In 1979, Payne decided to look for more stable work, accepting a job offer from Gulf Canada in Calgary. Not only could she do field trips, but they were in places like Florida and the Bahamas. Utilizing her mining background, Payne developed new ways to search for petroleum. Her talent was recognized with promotions into supervisory roles and then management.
A long-time volunteer with the Canadian Society of Petroleum Geologists, she was encouraged to run for president in 1992. To her surprise she won, becoming the first woman president in the society’s 65-year history.

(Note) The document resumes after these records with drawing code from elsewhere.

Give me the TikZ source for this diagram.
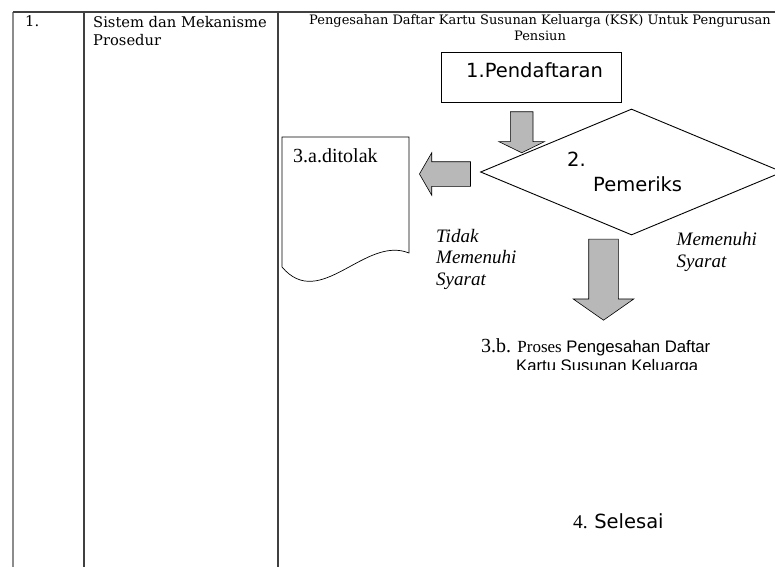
\documentclass[tikz,border=0pt]{standalone}
\usepackage{fontspec}
\setmainfont{DejaVu Serif}
\newfontfamily\timesfont{Liberation Serif}
\newfontfamily\arialfont{Liberation Sans}
\newfontfamily\dvsans{DejaVu Sans}
\usepackage{tikz}
\usetikzlibrary{shapes,arrows,positioning,calc}

\begin{document}
\begin{tikzpicture}[x=1pt, y=-1pt,
    grid/.style={line width=1.4pt, draw=black!75},
    blockarrow/.style={single arrow, draw=black, fill=black!28, line width=0.6pt, inner xsep=0pt},
    sanstext/.style={font=\dvsans\fontsize{19.5}{25}\selectfont, inner sep=0pt},
    romtext/.style={font=\timesfont\itshape\fontsize{19}{21.7}\selectfont, inner sep=0pt, align=left}]
    \useasboundingbox (0,0) rectangle (775,567);

    % Table (left columns)
    \draw[grid, draw=black!45] (13,12) -- (13,567);
    \draw[grid] (84,12) -- (84,567);
    \draw[grid] (278,12) -- (278,567);
    \draw[grid] (13,12) -- (775,12);
    \node[anchor=base west, inner sep=0pt, font=\fontsize{14.7}{18}\selectfont] (nomor) at (25,27) {1.};
    \node[anchor=north west, inner sep=0pt, align=left, font=\fontsize{14.7}{18}\selectfont] (aspek) at (93,16) {Sistem dan Mekanisme\\Prosedur};
    \node[anchor=north, inner sep=0pt, align=center, font=\fontsize{13}{15.5}\selectfont] (judul) at (540,14.5) {Pengesahan Daftar Kartu Susunan Keluarga (KSK) Untuk Pengurusan\\Pensiun};

    % Pendaftaran
    \node[draw, line width=0.9pt, minimum width=180pt, minimum height=50pt] (daftar) at (531,77) {};
    \node[sanstext, anchor=base west] (daftartxt) at (466,78) {1.Pendaftaran};
    \node[blockarrow, rotate=-90, inner ysep=11pt, minimum height=41pt, minimum width=45pt,
          single arrow head extend=11.5pt, single arrow tip angle=128] (arrdaftar) at (521.7,129.5) {};

    % Pemeriksaan
    \node[diamond, draw, line width=0.9pt, inner sep=0pt, minimum width=302pt, minimum height=126pt] (periksa) at (631.5,172) {};
    \node[sanstext, anchor=north west, align=left] (periksatxt) at (567,152) {2.\\\hspace*{26pt}Pemeriks};

    % Ditolak (document)
    \draw[line width=0.7pt] (282,137) -- (409,137) -- (409,253) .. controls (365,235) and (320,312) .. (282,267) -- cycle;
    \node[anchor=base west, inner sep=0pt, font=\timesfont\fontsize{20}{24}\selectfont] (ditolak) at (293,162.5) {3.a.ditolak};
    \node[blockarrow, rotate=180, inner ysep=12pt, minimum height=51pt, minimum width=42pt,
          single arrow head extend=9pt, single arrow tip angle=120] (arrtolak) at (448.5,174) {};
    \node[romtext, anchor=north west] (tidak) at (436,228.7) {Tidak\\Memenuhi\\Syarat};
    \node[romtext, anchor=north west] (memenuhi) at (676.5,232.4) {Memenuhi\\Syarat};

    % Proses pengesahan
    \node[blockarrow, rotate=-90, inner ysep=14.5pt, minimum height=81pt, minimum width=60pt,
          single arrow head extend=15.5pt, single arrow tip angle=110] (arrproses) at (603.5,274.5) {};
    \begin{scope}
        \clip (420,320) rectangle (775,369.5);
        \node[anchor=base west, inner sep=0pt, align=left, font=\arialfont\fontsize{16.7}{19}\selectfont] (proses) at (481,371)
            {{\timesfont\fontsize{20}{19}\selectfont 3.b.} {\timesfont\fontsize{17}{19}\selectfont Proses} Pengesahan Daftar\\\hspace*{35pt}Kartu Susunan Keluarga};
    \end{scope}

    % Selesai
    \node[sanstext, anchor=base west] (selesai) at (573,528) {{\timesfont 4. }Selesai};
\end{tikzpicture}
\end{document}
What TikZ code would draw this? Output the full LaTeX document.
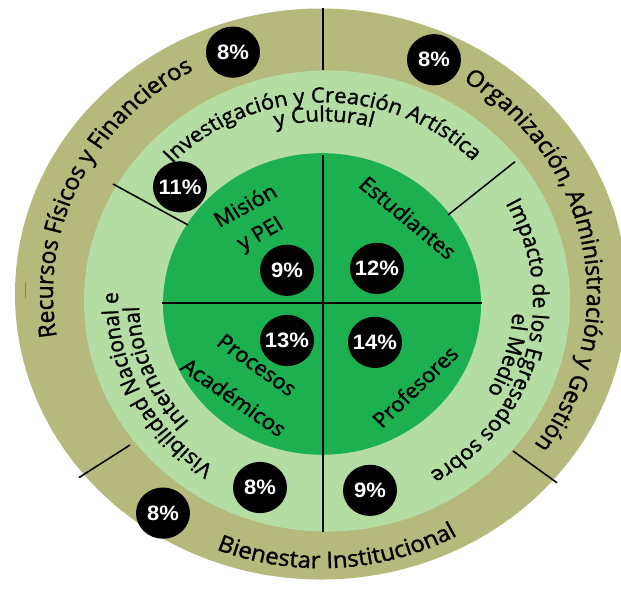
\documentclass[tikz,border=0pt]{standalone}
\usepackage{fontspec}
\setmainfont{Open Sans}[FakeBold=1.4]
\newfontfamily\ringfont{Open Sans}[FakeBold=1.4]
\newfontfamily\pctfont{Liberation Sans}
\usetikzlibrary{decorations.text}
\definecolor{ringolive}{HTML}{B5B97C}
\definecolor{ringlight}{HTML}{B4DDA4}
\definecolor{ringdark}{HTML}{1DB050}
\newcommand\fontOuter{\ringfont\fontsize{24}{28}\selectfont}
\newcommand\fontRing{\ringfont\fontsize{22}{26}\selectfont}
% #1,#2 centre; #3 radius (pt); #4 start angle; #5 end angle; #6 text
\newcommand\arcText[6]{%
  \path[decorate, decoration={text along path, text align=center, text={#6}}]
    ([shift={(#1,#2)}]#4:#3pt) arc[start angle=#4, end angle=#5, radius=#3pt];}
\begin{document}
\begin{tikzpicture}[x=1pt,y=1pt,
  pct/.style={circle, fill=black, minimum size=54pt, inner sep=0pt, text=white,
    font=\pctfont\bfseries\fontsize{22}{22}\selectfont},
  quadlabel/.style={font=\fontRing, text=black, inner sep=0pt},
  divline/.style={line width=1.6pt, draw=black}
]
\path[use as bounding box, fill=white] (0,0) rectangle (621,589);
\begin{scope}[transform canvas={yscale=0.9485}]
  % rings
  \fill[ringolive] (321,311) ellipse [x radius=306pt, y radius=301pt];
  \fill[ringlight] (327,303.6) circle [radius=243pt];
  \fill[ringdark] (322,300.5) circle [radius=159pt];

  % small grey mark beside "Recursos"
  \coordinate (markA) at (25,323.5);
  \coordinate (markB) at (25,306.5);
  \draw[gray, line width=0.8pt] (markA) -- (markB);

  % dividing lines
  \coordinate (topA) at (323,613);
  \coordinate (topB) at (323,547);
  \coordinate (vA) at (323,458);
  \coordinate (vB) at (323,60);
  \coordinate (hA) at (162,301.5);
  \coordinate (hB) at (482,301.5);
  \coordinate (ulA) at (188,383.8);
  \coordinate (ulB) at (113,427);
  \coordinate (urA) at (448,394.3);
  \coordinate (urB) at (515,450.5);
  \coordinate (llA) at (130,151.8);
  \coordinate (llB) at (79,117.5);
  \coordinate (lrA) at (513,145.5);
  \coordinate (lrB) at (557,112);
  \draw[divline] (topA) -- (topB);
  \draw[divline] (vA) -- (vB);
  \draw[divline] (hA) -- (hB);
  \draw[divline] (ulA) -- (ulB);
  \draw[divline] (urA) -- (urB);
  \draw[divline] (llA) -- (llB);
  \draw[divline] (lrA) -- (lrB);

  % outer ring texts
  \arcText{321}{311}{268}{234}{74}{|\fontOuter|Recursos Físicos y Financieros}
  \arcText{321}{311}{266}{100}{-79}{|\fontOuter|Organización, Administración y Gestión}
  \arcText{321}{311}{289}{200}{347}{|\fontOuter|Bienestar Institucional}

  % light ring texts
  \arcText{324}{303}{210}{180}{1}{|\fontRing|Investigación y Creación Artística}
  \arcText{324}{303}{190}{150}{30}{|\fontRing|y Cultural}
  \arcText{324}{303}{209}{75}{-105}{|\fontRing|Impacto de los Egresados sobre}
  \arcText{324}{303}{189}{40}{-74}{|\fontRing|el Medio}
  \arcText{324}{303}{206}{280}{135}{|\fontRing|Visibilidad Nacional e}
  \arcText{324}{303}{185}{270}{135}{|\fontRing|Internacional}

  % inner quadrant texts
  \node[quadlabel, rotate=30] (mision) at (245,404.8) {Misión};
  \node[quadlabel, rotate=30] (pei) at (261,373.2) {y PEI};
  \node[quadlabel, rotate=-41] (estud) at (408,391.7) {Estudiantes};
  \node[quadlabel, rotate=-37] (proc) at (257,236.2) {Procesos};
  \node[quadlabel, rotate=-36] (acad) at (234,202.4) {Académicos};
  \node[quadlabel, rotate=45] (prof) at (415,213.5) {Profesores};

  % percentage badges
  \node[pct] (p8a) at (233,566) {8\%};
  \node[pct] (p8b) at (434,558) {8\%};
  \node[pct] (p11) at (180,424) {11\%};
  \node[pct] (p9a) at (287,336) {9\%};
  \node[pct] (p12) at (377,338) {12\%};
  \node[pct] (p13) at (287,262) {13\%};
  \node[pct] (p14) at (375,260) {14\%};
  \node[pct] (p8c) at (260,107) {8\%};
  \node[pct] (p9b) at (370,104) {9\%};
  \node[pct] (p8d) at (163,80) {8\%};
\end{scope}
\end{tikzpicture}
\end{document}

After retiring from Gulf in 1995, Payne returned to consulting for several more years. Among her other achievements, she wrote a book about her father, served on APEGA Council, and helped found the Alberta Science and Technology Leadership (ASTech) Foundation.
She also helped found Operation Minerva, a mentoring program that helps young women explore STEM careers.
Payne’s advice to women geologists today? It reflects her own experience. And it’s timeless:
“Be versatile in your education. Diversify. Get a broad background. Seek mentors to help you along the way. And don’t give up. Never give up.”
Alice Payne, P.Geol., with her geological hammer and various rock, fossil and oil samples collected through her career. She is holding gold ore from the Con-Rycon Mine in Yellowknife, where her father staked claims. Active in several professional organizations throughout her career, Payne served on APEGA Council and volunteered on the Board of Examiners for years. She also received an honorary doctorate from the University of Calgary and was named to the Order of Canada. Retired now, she lives on a ranch west of Calgary.